Keeping in line with their family-friendly atmosphere, Fujiyama Snow Resort Yeti has a dedicated sledding slope and snow playground. Entry into these is included with the admission ticket, so if you or your little ones aren’t keen on hitting the slopes, you can still have a snow day. You can rent a sled from the rental shop for ¥1,000.

Fujiyama Snow Resort Yeti. | Photo by iStock.com/smolaw11

How to get to Fujiyama Snow Resort Yeti

From Tokyo, you can get to the ski resort by train, bus, or car. Going by train is the fastest option if you’re willing to splurge on a Shinkansen ticket: you’ll get there in about 2.5 hours (with a bus transfer at Mishima Station) for ¥4,600 one way.

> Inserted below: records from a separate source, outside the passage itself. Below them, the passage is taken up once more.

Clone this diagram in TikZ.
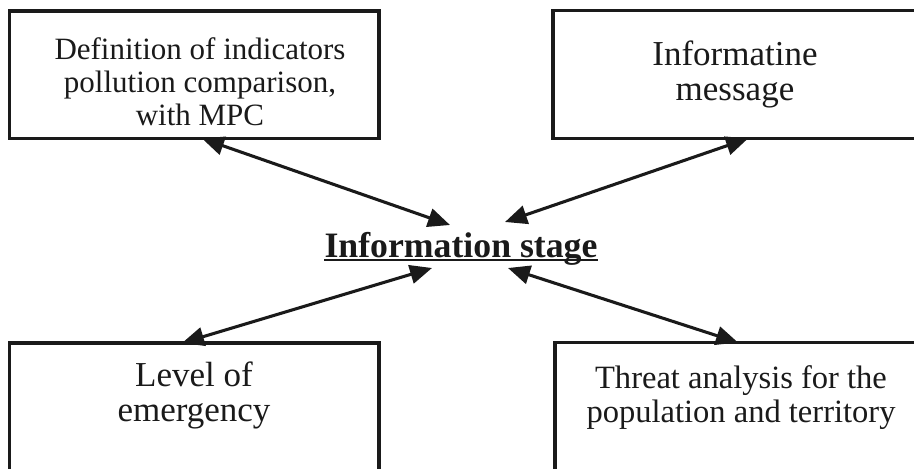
\documentclass[tikz,border=0pt]{standalone}
\usepackage{fontspec}
\setmainfont{Liberation Serif}
\usetikzlibrary{arrows.meta}
\definecolor{ink}{HTML}{1A1A1A}
\begin{document}
\begin{tikzpicture}[x=0.75pt,y=-0.75pt,
  box/.style={draw=ink, line width=2.3pt, inner sep=0pt, outer sep=0pt, anchor=north west},
  link/.style={draw=ink, line width=2.3pt, {Triangle[length=16.5pt,width=14pt]}-{Triangle[length=16.5pt,width=14pt]}},
  txt/.style={text=ink, align=center, inner sep=0pt}
]
\useasboundingbox (0,0) rectangle (914,468);
\clip (0,0) rectangle (914,468);
\fill[white] (0,0) rectangle (914,468);

% boxes
\node[box, minimum width=277.1pt, minimum height=95.6pt] (tl) at (9.5,11) {};
\node[box, minimum width=277.5pt, minimum height=96pt] (tr) at (553,10.5) {};
\node[box, minimum width=277.1pt, minimum height=100pt] (bl) at (9.5,343) {};
\node[box, minimum width=277.5pt, minimum height=100pt] (br) at (555,342.5) {};

% texts
\node[txt, font=\fontsize{23.25pt}{24.75pt}\selectfont] (tltext) at (200,82)
  {Definition of indicators\\pollution comparison,\\with MPC};
\node[txt, font=\fontsize{26.25pt}{26.25pt}\selectfont] (trtext) at (735,74)
  {Informatine\\message};
\node[txt, font=\fontsize{26.25pt}{26.25pt}\selectfont] (bltext) at (194,395)
  {Level of\\emergency};
\node[txt, font=\fontsize{24.4pt}{25.5pt}\selectfont] (brtext) at (741,397.5)
  {Threat analysis for the\\population and territory};

% title
\node[text=ink, inner sep=0pt, anchor=base, font=\fontsize{26.8pt}{30pt}\selectfont\bfseries] (title) at (461,257) {Information stage};
\draw[ink, line width=1.5pt] ([yshift=-2.2pt]title.base west) -- ([yshift=-2.2pt]title.base east);

% connector ends near the title
\coordinate (e1) at (450,225);
\coordinate (e2) at (505,222);
\coordinate (e3) at (432,268);
\coordinate (e4) at (508,268);

% connectors
\draw[link] ([xshift=144.4pt]tl.south west) -- (e1);
\draw[link] ([xshift=146.25pt]tr.south west) -- (e2);
\draw[link] ([xshift=129.4pt]bl.north west) -- (e3);
\draw[link] ([xshift=137.25pt]br.north west) -- (e4);
\end{tikzpicture}
\end{document}
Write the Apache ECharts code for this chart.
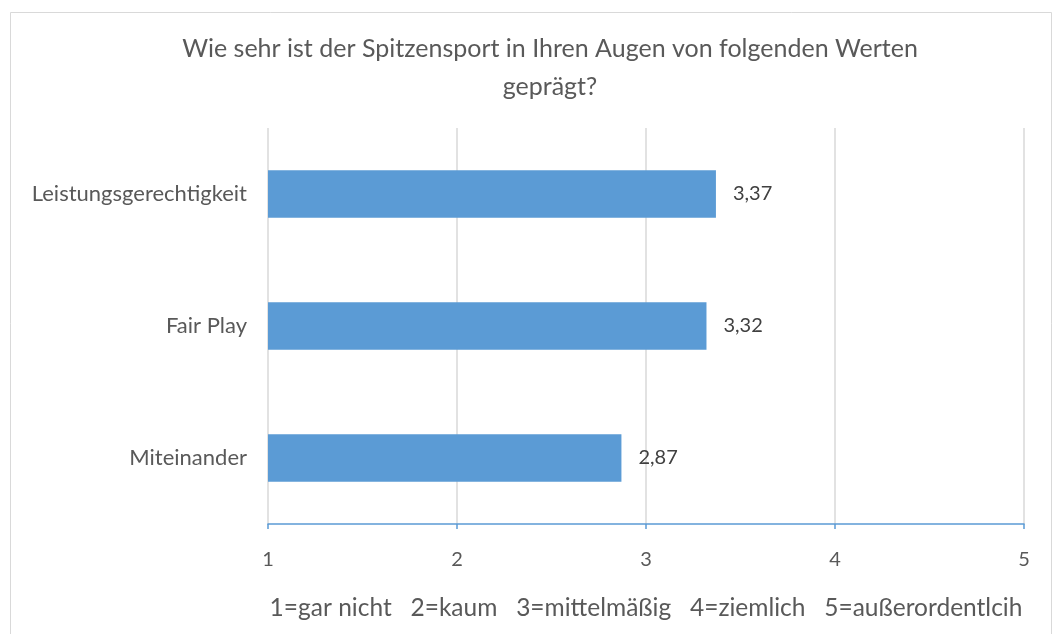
<!DOCTYPE html>
<html><head><meta charset="utf-8">
<script src="https://cdn.jsdelivr.net/npm/echarts@6/dist/echarts.min.js"></script>
<style>html,body{margin:0;padding:0;background:#fff}#c{width:1054px;height:634px}</style>
</head><body><div id="c"></div>
<script>
const titleText = 'Wie sehr ist der Spitzensport in Ihren Augen von folgenden Werten\ngeprägt?';
const categories = ['Miteinander', 'Fair Play', 'Leistungsgerechtigkeit'];
const values = [2.87, 3.32, 3.37];
const scaleNote = '1=gar nicht   2=kaum   3=mittelmäßig   4=ziemlich   5=außerordentlcih';
const axisMin = 1, axisMax = 5, axisStep = 1;

const font = 'Lato, "Open Sans", sans-serif';
const chart = echarts.init(document.getElementById('c'), null, {renderer: 'canvas'});
chart.setOption({
  animation: false,
  backgroundColor: '#fff',
  graphic: [{type: 'rect', shape: {x: 10.5, y: 12.5, width: 1041, height: 640}, style: {fill: 'none', stroke: '#d9d9d9', lineWidth: 1}, silent: true}],
  title: {
    text: titleText, left: 545, textAlign: 'center', top: 25,
    textStyle: {fontFamily: font, fontSize: 25, fontWeight: 'normal', color: '#595959', lineHeight: 38}
  },
  grid: {left: 268, right: 30, top: 128, bottom: 110},
  xAxis: {
    type: 'value', min: axisMin, max: axisMax, interval: axisStep,
    axisLine: {show: true, lineStyle: {color: '#5B9BD5', width: 1.5}},
    axisTick: {show: true, length: 5, lineStyle: {color: '#5B9BD5', width: 1.5}},
    splitLine: {show: true, lineStyle: {color: '#d9d9d9', width: 1.5}},
    axisLabel: {fontFamily: font, fontSize: 20, color: '#595959', margin: 26, formatter: v => String(v)},
    name: scaleNote, nameLocation: 'middle', nameGap: 72,
    nameTextStyle: {fontFamily: font, fontSize: 24.5, color: '#595959'}
  },
  yAxis: {
    type: 'category', data: categories,
    axisLine: {show: false}, axisTick: {show: false},
    axisLabel: {fontFamily: font, fontSize: 22, color: '#595959', margin: 21}
  },
  series: [{
    type: 'bar', data: values, barWidth: '36%',
    itemStyle: {color: '#5B9BD5'},
    label: {show: true, position: 'right', distance: 17, fontFamily: font, fontSize: 20, color: '#404040',
      formatter: p => p.value.toFixed(2).replace('.', ',')}
  }]
});
</script></body></html>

There is a Snow Resort Yeti package deal which includes a round-trip bus ticket, gear and one-day lift ticket for ¥23,209/adult. You can book online here.

From December 4, you can also get a direct bus from Shinjuku Station for ¥7,500¥8,000. And from December 11, direct buses depart from Hachiōji Station (¥7,000¥7,500) and Machida Station (¥7,500¥8,000).

If you’re driving, expect it to take 2.5–3.5 hours. Depending on the route you take, you’ll encounter road tolls. From 2023, however, parking at the resort is free, making this a reasonably economical option.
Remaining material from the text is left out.